Set down, please, exactly the lines below that run from the line with "Clone this chart in matplotlib." to the line with "8.68, 8.62, 8.54, 8.48, 8.41, 8.34, 8.34, 8.27, 8.2, 8.14]", both lines included.

<<<<

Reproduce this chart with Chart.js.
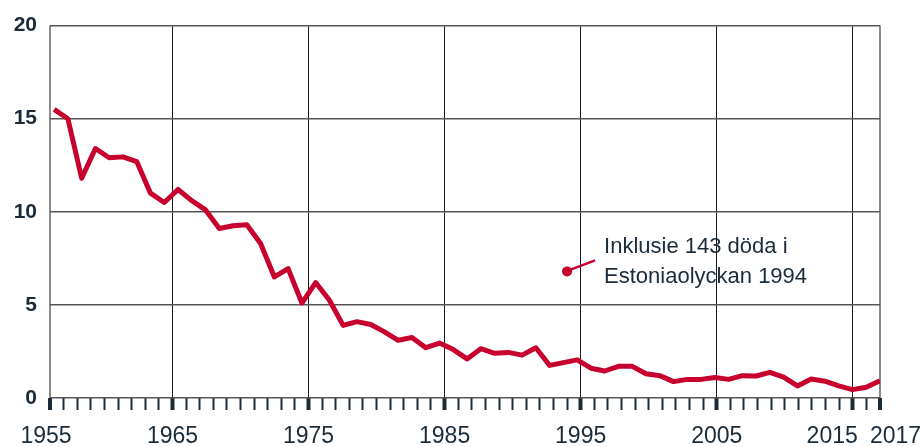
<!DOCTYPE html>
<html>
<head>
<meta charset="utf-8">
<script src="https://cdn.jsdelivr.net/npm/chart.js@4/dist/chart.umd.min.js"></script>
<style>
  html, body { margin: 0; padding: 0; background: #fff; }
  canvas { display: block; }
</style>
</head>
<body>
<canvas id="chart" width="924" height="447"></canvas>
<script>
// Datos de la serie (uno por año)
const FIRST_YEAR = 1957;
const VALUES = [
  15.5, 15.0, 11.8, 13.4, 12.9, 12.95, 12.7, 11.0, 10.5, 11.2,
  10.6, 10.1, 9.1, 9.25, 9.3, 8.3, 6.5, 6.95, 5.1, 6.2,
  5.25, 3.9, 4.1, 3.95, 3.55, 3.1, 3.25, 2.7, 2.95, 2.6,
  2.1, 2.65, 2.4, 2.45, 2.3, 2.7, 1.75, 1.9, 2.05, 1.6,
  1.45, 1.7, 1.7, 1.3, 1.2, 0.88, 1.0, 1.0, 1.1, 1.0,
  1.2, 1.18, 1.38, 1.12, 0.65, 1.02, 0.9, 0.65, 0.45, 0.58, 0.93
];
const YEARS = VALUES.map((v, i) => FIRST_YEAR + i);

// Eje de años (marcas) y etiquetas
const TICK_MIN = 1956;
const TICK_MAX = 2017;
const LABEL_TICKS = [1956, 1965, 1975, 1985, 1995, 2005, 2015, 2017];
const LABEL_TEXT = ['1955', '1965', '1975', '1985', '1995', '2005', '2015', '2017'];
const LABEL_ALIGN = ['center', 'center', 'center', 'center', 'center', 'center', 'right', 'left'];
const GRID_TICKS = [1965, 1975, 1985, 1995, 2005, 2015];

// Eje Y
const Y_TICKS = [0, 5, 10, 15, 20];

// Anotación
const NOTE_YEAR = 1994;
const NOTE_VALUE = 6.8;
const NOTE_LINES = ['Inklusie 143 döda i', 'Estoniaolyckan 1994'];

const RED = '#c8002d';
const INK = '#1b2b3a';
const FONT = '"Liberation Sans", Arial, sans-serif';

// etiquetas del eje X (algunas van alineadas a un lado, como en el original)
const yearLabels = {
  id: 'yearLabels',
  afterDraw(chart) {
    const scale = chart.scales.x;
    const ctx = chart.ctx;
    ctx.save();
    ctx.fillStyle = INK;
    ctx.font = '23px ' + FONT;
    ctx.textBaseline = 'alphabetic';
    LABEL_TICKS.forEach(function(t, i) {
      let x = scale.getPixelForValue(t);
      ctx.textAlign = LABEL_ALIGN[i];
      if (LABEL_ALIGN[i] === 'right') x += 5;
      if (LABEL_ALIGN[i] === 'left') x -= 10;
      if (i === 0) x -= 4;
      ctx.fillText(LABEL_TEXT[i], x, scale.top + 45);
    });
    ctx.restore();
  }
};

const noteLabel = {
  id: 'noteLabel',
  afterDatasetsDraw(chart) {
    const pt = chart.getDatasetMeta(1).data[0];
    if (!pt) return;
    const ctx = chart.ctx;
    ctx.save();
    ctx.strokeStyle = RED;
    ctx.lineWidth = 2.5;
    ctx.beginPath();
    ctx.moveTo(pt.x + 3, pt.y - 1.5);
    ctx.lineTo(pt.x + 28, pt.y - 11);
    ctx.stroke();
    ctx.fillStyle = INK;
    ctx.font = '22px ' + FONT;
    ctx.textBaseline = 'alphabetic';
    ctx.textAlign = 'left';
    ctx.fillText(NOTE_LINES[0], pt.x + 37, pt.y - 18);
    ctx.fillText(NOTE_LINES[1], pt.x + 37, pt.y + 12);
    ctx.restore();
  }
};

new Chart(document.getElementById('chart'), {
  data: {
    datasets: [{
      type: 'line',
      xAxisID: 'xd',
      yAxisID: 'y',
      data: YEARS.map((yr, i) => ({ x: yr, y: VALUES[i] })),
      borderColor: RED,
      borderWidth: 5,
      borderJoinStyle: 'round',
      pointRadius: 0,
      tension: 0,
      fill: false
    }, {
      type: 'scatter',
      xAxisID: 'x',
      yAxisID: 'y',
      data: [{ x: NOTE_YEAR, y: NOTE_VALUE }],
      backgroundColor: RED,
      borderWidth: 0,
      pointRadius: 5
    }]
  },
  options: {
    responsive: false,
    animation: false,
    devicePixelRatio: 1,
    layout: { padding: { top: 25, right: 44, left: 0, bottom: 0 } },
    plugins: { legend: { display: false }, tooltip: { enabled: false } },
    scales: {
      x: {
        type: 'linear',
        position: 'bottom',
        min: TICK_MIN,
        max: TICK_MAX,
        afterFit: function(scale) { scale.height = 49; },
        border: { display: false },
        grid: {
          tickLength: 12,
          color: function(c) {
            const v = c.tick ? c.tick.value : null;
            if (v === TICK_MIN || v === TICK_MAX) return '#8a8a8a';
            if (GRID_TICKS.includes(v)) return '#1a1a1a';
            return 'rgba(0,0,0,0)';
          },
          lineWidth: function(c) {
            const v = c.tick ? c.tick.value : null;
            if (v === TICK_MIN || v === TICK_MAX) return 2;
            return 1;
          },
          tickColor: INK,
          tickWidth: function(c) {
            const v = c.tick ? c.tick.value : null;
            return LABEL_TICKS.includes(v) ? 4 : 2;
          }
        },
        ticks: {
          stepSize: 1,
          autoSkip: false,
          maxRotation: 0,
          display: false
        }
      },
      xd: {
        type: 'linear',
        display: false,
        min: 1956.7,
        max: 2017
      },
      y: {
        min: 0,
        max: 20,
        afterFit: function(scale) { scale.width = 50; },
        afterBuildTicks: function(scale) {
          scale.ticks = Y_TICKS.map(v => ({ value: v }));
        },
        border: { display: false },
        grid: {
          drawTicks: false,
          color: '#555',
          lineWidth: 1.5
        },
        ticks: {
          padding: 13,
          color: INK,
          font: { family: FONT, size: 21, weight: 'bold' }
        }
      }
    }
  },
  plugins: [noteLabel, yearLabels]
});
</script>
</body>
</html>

>>>>
<<<<

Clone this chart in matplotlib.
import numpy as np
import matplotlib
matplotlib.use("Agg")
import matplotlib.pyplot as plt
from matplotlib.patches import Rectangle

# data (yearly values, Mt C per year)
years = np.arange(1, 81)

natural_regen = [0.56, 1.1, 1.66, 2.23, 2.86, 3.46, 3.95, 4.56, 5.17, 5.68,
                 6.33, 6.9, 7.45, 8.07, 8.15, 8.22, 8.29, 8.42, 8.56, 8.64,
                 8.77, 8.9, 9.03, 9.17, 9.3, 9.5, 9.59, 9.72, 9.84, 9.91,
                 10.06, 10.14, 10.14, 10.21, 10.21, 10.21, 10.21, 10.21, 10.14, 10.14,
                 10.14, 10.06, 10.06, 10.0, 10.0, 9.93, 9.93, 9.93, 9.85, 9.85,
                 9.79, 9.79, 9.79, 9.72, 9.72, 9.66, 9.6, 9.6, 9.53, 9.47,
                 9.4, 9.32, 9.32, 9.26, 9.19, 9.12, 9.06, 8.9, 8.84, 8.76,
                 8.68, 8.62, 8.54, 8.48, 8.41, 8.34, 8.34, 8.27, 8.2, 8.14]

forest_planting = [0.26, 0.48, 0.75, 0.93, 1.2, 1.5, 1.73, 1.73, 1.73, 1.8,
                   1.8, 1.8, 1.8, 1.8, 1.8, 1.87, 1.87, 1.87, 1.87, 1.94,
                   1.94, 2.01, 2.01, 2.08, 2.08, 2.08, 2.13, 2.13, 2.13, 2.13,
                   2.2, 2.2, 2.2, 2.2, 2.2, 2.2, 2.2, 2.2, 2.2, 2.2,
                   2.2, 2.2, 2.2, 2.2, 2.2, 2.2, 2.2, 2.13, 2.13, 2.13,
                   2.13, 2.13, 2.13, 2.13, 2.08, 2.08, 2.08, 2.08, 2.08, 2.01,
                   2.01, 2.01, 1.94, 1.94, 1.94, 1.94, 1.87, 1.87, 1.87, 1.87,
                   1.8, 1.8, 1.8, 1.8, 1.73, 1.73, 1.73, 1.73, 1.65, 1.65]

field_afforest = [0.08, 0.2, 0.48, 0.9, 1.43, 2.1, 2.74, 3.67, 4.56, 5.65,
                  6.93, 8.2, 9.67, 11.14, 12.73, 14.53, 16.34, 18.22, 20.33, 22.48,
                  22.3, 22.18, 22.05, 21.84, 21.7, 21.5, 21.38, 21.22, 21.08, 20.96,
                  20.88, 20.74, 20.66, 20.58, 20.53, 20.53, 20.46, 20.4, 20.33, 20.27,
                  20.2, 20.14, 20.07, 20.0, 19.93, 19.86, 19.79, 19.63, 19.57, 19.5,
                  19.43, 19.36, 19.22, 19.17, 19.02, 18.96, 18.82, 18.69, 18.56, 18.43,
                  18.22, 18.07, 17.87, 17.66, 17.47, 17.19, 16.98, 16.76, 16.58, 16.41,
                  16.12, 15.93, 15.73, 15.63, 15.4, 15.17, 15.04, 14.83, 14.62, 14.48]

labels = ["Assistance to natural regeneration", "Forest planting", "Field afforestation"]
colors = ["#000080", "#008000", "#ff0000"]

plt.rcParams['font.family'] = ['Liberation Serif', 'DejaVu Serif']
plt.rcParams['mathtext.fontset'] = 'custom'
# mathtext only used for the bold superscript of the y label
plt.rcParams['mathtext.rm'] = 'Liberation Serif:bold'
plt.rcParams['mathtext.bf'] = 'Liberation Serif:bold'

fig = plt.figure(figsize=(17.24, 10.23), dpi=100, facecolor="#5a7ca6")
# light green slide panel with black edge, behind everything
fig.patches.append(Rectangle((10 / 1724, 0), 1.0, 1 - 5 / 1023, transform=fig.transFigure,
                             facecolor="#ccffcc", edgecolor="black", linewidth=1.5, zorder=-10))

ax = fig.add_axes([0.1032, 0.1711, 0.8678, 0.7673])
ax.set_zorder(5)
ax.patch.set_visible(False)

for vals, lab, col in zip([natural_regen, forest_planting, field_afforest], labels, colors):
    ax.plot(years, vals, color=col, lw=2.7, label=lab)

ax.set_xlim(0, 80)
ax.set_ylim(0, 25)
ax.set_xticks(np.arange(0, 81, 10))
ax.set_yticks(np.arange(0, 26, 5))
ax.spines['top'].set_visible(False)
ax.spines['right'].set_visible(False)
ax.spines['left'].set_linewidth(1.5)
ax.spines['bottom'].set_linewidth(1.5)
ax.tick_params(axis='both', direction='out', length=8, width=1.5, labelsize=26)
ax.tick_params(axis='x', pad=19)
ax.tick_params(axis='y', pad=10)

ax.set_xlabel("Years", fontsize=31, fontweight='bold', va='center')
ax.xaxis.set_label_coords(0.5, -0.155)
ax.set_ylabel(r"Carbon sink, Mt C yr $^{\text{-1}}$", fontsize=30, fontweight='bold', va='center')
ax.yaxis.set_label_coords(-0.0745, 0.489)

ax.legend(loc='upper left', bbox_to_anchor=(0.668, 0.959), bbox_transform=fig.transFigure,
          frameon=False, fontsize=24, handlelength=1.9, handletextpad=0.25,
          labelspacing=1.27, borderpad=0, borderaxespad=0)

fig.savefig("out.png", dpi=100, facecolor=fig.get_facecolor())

>>>>

(Solution to this problem)
Clone this chart in matplotlib.
import numpy as np
import matplotlib
matplotlib.use("Agg")
import matplotlib.pyplot as plt
from matplotlib.patches import Rectangle

# data (yearly values, Mt C per year)
years = np.arange(1, 81)

natural_regen = [0.56, 1.1, 1.66, 2.23, 2.86, 3.46, 3.95, 4.56, 5.17, 5.68,
                 6.33, 6.9, 7.45, 8.07, 8.15, 8.22, 8.29, 8.42, 8.56, 8.64,
                 8.77, 8.9, 9.03, 9.17, 9.3, 9.5, 9.59, 9.72, 9.84, 9.91,
                 10.06, 10.14, 10.14, 10.21, 10.21, 10.21, 10.21, 10.21, 10.14, 10.14,
                 10.14, 10.06, 10.06, 10.0, 10.0, 9.93, 9.93, 9.93, 9.85, 9.85,
                 9.79, 9.79, 9.79, 9.72, 9.72, 9.66, 9.6, 9.6, 9.53, 9.47,
                 9.4, 9.32, 9.32, 9.26, 9.19, 9.12, 9.06, 8.9, 8.84, 8.76,
                 8.68, 8.62, 8.54, 8.48, 8.41, 8.34, 8.34, 8.27, 8.2, 8.14]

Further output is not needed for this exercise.